Son asrın en büyük mücahidi merhum Aliya İzzetbegoviç’in “Büyük milletlerin imtihanı da büyük olur” diye bir sözü var. Türk cesareti ve Müslüman aklıyla büyük bir medeniyet kurmuş olan bizler için bu söz derin bir anlam içerir.
Buradan bakıldığında ‘büyük toplum’u oluşturan en önemli iki unsur; ‘cesaret’ ve ‘akıl’dır.
Her sıkıntı karşısında teslim bayrağını çeken ve bütün iradesini baskın gücün emrine veren bir millet ne kadar cesur olursa olsun büyük bir medeniyet kuramaz.
İlk çağlardan günümüze eğer büyük bir Türk medeniyetinden söz ediyorsak bunu işte bu akıl ve cesarete borçluyuz. Sonrasında ise Cemil Meriç’in ifadesiyle “Süleymaniye’de kubbe, Itrî’de nâme, Bakî’de şiir olan bir medeniyet” tasavvuruna…
Sadece görünene ittiba ederek, bu inceliklere nasıl vâkıf olabiliriz?
Veya geçmişten tevarüs ettiğimiz akl-ı selimi, kalb-i selimi ve zevk-i selimi…
Yani kültür ve medeniyeti oluşturan ilim, irfan ve sanatı nasıl anlayacağız, nasıl yeniden yorumlayacağız ve eskinin gücünde yeni eserler nasıl ortaya koyabileceğiz?
Türk dertlidir.
Çünkü derdi olan toplumlar büyük medeniyet kurabilir.
Merhum Nurettin Topçu’nun “Hakperest tarih Türk’ü, iman ve ahdine vefalı, ‘dertli insan’ diye kaydetmeli” sözü tam da burada büyük bir anlam libasına bürünür.
Meselelere bakarken…
Gündelik siyaseti, sanatı, ekonomik gelişmeleri ve sosyal ilişkileri düzenlerken kimi zaman bu hasletimizi ıskalıyoruz. Dolayısıyla ortaya kaba saba bir gerçeklik kalıyor. Dinî hayattan tasavvufu sıyırıp aldığımızda geriye ne kalıyorsa, öyle…
Türkiye’de hâlâ bir cephe sınıf var mıdır? Yahut kalmış mıdır? Bu zümrenin bağımsızlık meselesine bakışı nedir?

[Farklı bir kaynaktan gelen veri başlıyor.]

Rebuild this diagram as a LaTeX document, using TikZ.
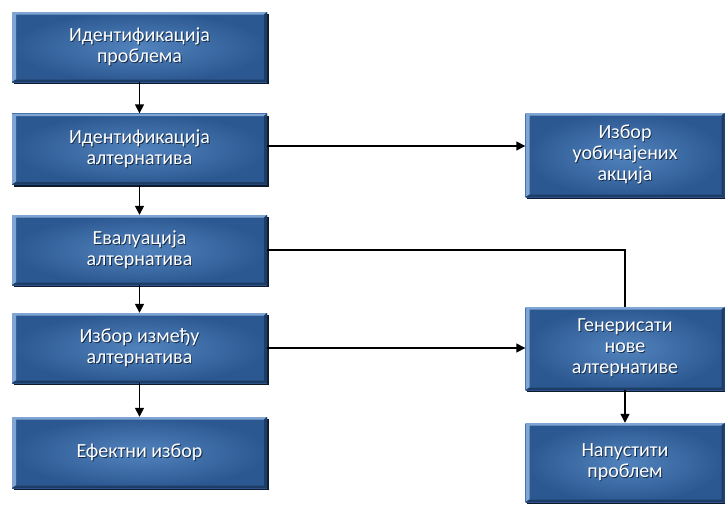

İdris Küçükömer’in yaklaşımıyla hâlâ “Az gelişmiş ülkelerin bağımsızlık meseleleri, kapitalist alemde sınıf meselelerinin çözümü hareketi ile karşılıklı bağlantı dinamiği içinde çözülebilir gözüküyor” mu?
Bu büyük medeniyeti/ toplumu bugün yeniden tanımlarken, batıcı-lâikler ile doğucu-islâmcılar arasındaki kavgadan yola çıkarak mı çözümleyeceğiz?
İşte bu sorulara tarihi yerli yerine koyarak cevaplar aramak durumundayız.
Burada bir ‘es’ verelim ve yeniden bugüne bakalım:
Karmaşık gibi görünen analiz ve yorumlar nicedir sığ bir jüri tarafından yapılıyor. Veya öyle olması isteniyor. Jürinin bilgisi, manevra kabiliyeti ve bir düşünce sistematiği yok. Politik yarılmalara, inmelere, çıkmalara göre vaziyet almak zorunda kalıyorlar. Dolayısıyla yukarıda açılarını vermeye çalıştığımız gerçeklik koordinatlarından fena halde uzaklaşıyoruz.
Günümüz siyasetinde ‘sağ’ ve ‘sol’ kavramsal olarak anlamını yitirmiştir. Siyasi partilerin duruşlarına ve söylemlerine bakıldığında en solda görülen bir partinin en sağdaki partiden daha ‘muhafazakâr’ bir program deklare ettiğini görebiliyoruz.
Yani kendini çağdaş, ilerici, milliyetçi, devletçi, Kemalist olarak gören CHP artık tam anlamıyla ‘gerici’ bir parti durumuna düşmüş; icraatları, söylemleri ve projeleriyle AK Parti ‘çağdaş’ bir siyasî hareket olmuştur. Çünkü CHP’den ‘beklenen’ mücadele, tartışma ve düşünce bu çatı altında pratiğe dönüşmüştür.
Hâsılı sıkıntı şudur:
Büyük medeniyetlerin tek meselesi bağımsızlıktır. Anlamını yitirmiş kavramların peşinde enerji tüketmekten ve vakit kaybetmektense bu meseleye yoğunlaşmak gerekir. Bugün bütün siyasî hareketlerden ve aktörlerden de beklenen budur.